Nous entendons, en outre, deux sermons des deux grands papes et docteurs de l’Église, saint Léon 1er et saint Grégoire 1er. Ces deux discours sont d’autant plus importants qu’ils furent prononcés, tous les deux, à Saint-Pierre de Rome, pendant l’office liturgique de ce jour, l’un vers 450, l’autre vers 600. Nous ne donnerons qu’un extrait de chacun d’eux. “ Parmi toutes les solennités chrétiennes, nous savons que le mystère pascal est la principale. Pour nous préparer à recevoir dignement et convenablement ce mystère, les institutions de tout le temps (liturgique) travaillent à notre réforme. Mais les jours présents réclament particulièrement notre dévotion, car, nous le savons, ils sont en relation immédiate avec le plus sublime mystère de la divine miséricorde.
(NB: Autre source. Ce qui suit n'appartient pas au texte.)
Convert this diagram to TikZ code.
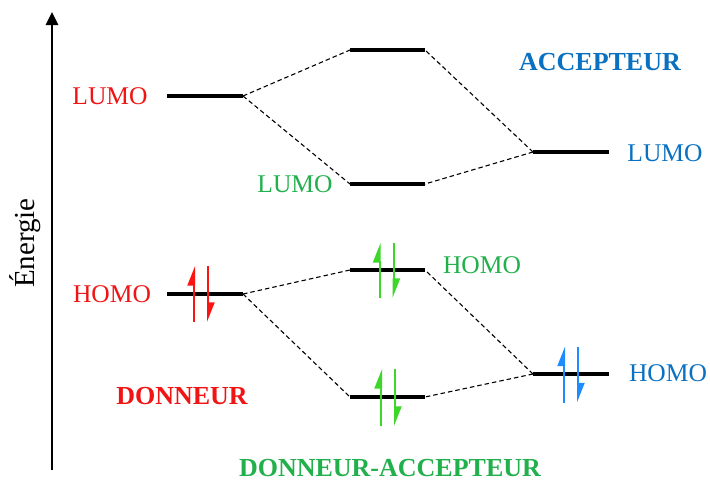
\documentclass[tikz,border=0pt]{standalone}
\usepackage{fontspec}
\setmainfont{Liberation Serif}
\usetikzlibrary{arrows.meta}
\definecolor{dred}{RGB}{240,20,20}
\definecolor{arred}{RGB}{250,20,20}
\definecolor{tgreen}{RGB}{34,176,76}
\definecolor{argreen}{RGB}{60,215,40}
\definecolor{tblue}{RGB}{10,112,192}
\definecolor{arblue}{RGB}{30,140,255}
\tikzset{
  level/.style={line width=3.2pt},
  link/.style={line width=1.1pt, dash pattern=on 4.5pt off 3pt},
  spinarrow/.style={line width=2pt, -{Triangle[left,length=17pt,width=13pt]}},
  lbl/.style={font=\fontsize{25.5}{28}\selectfont, inner sep=0pt},
  ttl/.style={font=\fontsize{26}{30}\selectfont\bfseries, inner sep=0pt},
}
\newcommand\spinpairx[4]{%
  \draw[spinarrow,#4] (#1-7,#2+#3) -- (#1-7,#2-#3);
  \draw[spinarrow,#4] (#1+7,#2-#3) -- (#1+7,#2+#3);
}
\begin{document}
\begin{tikzpicture}[x=1pt,y=-1pt]
\useasboundingbox (0,0) rectangle (710,482);
% energy axis
\coordinate (axb) at (52,470);
\coordinate (axt) at (52,12);
\draw[line width=2.6pt,-{Triangle[length=13pt,width=12pt]}] (axb) -- (axt);
\node[font=\fontsize{29}{32}\selectfont, rotate=90, inner sep=0pt] (en) at (25,243) {Énergie};
% level endpoints
\coordinate (dL1) at (167,96);  \coordinate (dL2) at (243,96);
\coordinate (dH1) at (167,294); \coordinate (dH2) at (243,294);
\coordinate (mT1) at (350,50);  \coordinate (mT2) at (425,50);
\coordinate (mL1) at (350,184); \coordinate (mL2) at (425,184);
\coordinate (mH1) at (350,270); \coordinate (mH2) at (425,270);
\coordinate (mB1) at (350,397); \coordinate (mB2) at (425,397);
\coordinate (aL1) at (533,152); \coordinate (aL2) at (609,152);
\coordinate (aH1) at (533,374); \coordinate (aH2) at (609,374);
% levels
\foreach \a/\b in {dL1/dL2,dH1/dH2,mT1/mT2,mL1/mL2,mH1/mH2,mB1/mB2,aL1/aL2,aH1/aH2}
  \draw[level] (\a) -- (\b);
% correlation lines
\draw[link] (dL2) -- (mT1);
\draw[link] (dL2) -- (mL1);
\draw[link] (aL1) -- (mT2);
\draw[link] (aL1) -- (mL2);
\draw[link] (dH2) -- (mH1);
\draw[link] (dH2) -- (mB1);
\draw[link] (aH1) -- (mH2);
\draw[link] (aH1) -- (mB2);
% electrons
\spinpairx{201}{294}{28}{arred}
\spinpairx{386.5}{270.5}{27.5}{argreen}
\spinpairx{388}{397.5}{28.5}{argreen}
\spinpairx{571}{374.5}{28}{arblue}
% labels
\node[lbl, text=dred] (tdL) at (110,96) {LUMO};
\node[lbl, text=dred] (tdH) at (112,294) {HOMO};
\node[lbl, text=tgreen] (tmL) at (295,184) {LUMO};
\node[lbl, text=tgreen] (tmH) at (482,265) {HOMO};
\node[lbl, text=tblue] (taL) at (665,153) {LUMO};
\node[lbl, text=tblue] (taH) at (668,373) {HOMO};
\node[ttl, text=tblue] (tA) at (600,62) {ACCEPTEUR};
\node[ttl, text=dred] (tD) at (182,396) {DONNEUR};
\node[ttl, text=tgreen] (tDA) at (390,468) {DONNEUR-ACCEPTEUR};
\end{tikzpicture}
\end{document}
Dans ces jours, les Apôtres, inspirés par le Saint-Esprit, ont, à juste titre, ordonné un jeûne plus sévère, afin que, par notre participation commune à la Croix du Christ, nous fassions un peu de ce qu’il a fait pour nous, comme le dit l’Apôtre : Si nous souffrons avec lui, nous serons glorifiés avec lui ” (Saint Léon).
     
“ Examinez, très chers frères, la mansuétude de Dieu. Il était venu pour enlever les péchés et il disait : Qui de vous me convaincra de péché ? Il ne dédaigne pas de montrer, par la raison, qu’il n’est pas pécheur, lui qui, par la force de la divinité, pouvait justifier les pécheurs. Mais ce qu’il ajoute est terrible : Celui qui est de Dieu écoute les paroles de Dieu ; aussi vous ne l’entendez pas, parce que vous n’êtes pas de Dieu... Que chacun se demande s’il entend les paroles de Dieu avec l’oreille du cœur et il saura s’il est de Dieu... ” (Saint Grégoire).
     
Pendant le jour, nous devons porter constamment, dans notre cœur, l’image et les paroles de l’Évangile. Dès le lever du soleil, nous chantons les paroles du Seigneur : “ Celui qui est de Dieu entend la parole de Dieu, vous ne l’entendez pas parce que vous n’êtes pas de Dieu. ” C’est une parole effrayante au début de la journée. Nous entrons immédiatement dans le combat du Seigneur contre les ténèbres. A chaque Heure du jour, nous chantons une autre parole du Seigneur : “ Je n’ai pas de démon, mais j’honore mon Père. ” (Prime). “ Je ne cherche pas ma gloire, il y a quelqu’un qui la cherche et qui est juge ” (Tierce). “ En vérité, en vérité, je vous le dis, celui qui garde ma parole ne goûtera jamais la mort” (Sexte). Vers la fin du jour, nous chantons le tragique dénouement de la journée : “ Les Juifs ramassèrent des pierres pour les lui jeter ; mais Jésus se cacha et sortit du temple” (None). A Vêpres, s’ouvre une joyeuse perspective sur Pâques : “ Abraham, votre père, a tressailli de joie de ce qu’il devait voir mon jour ; il l’a vu et il s’est réjoui. ”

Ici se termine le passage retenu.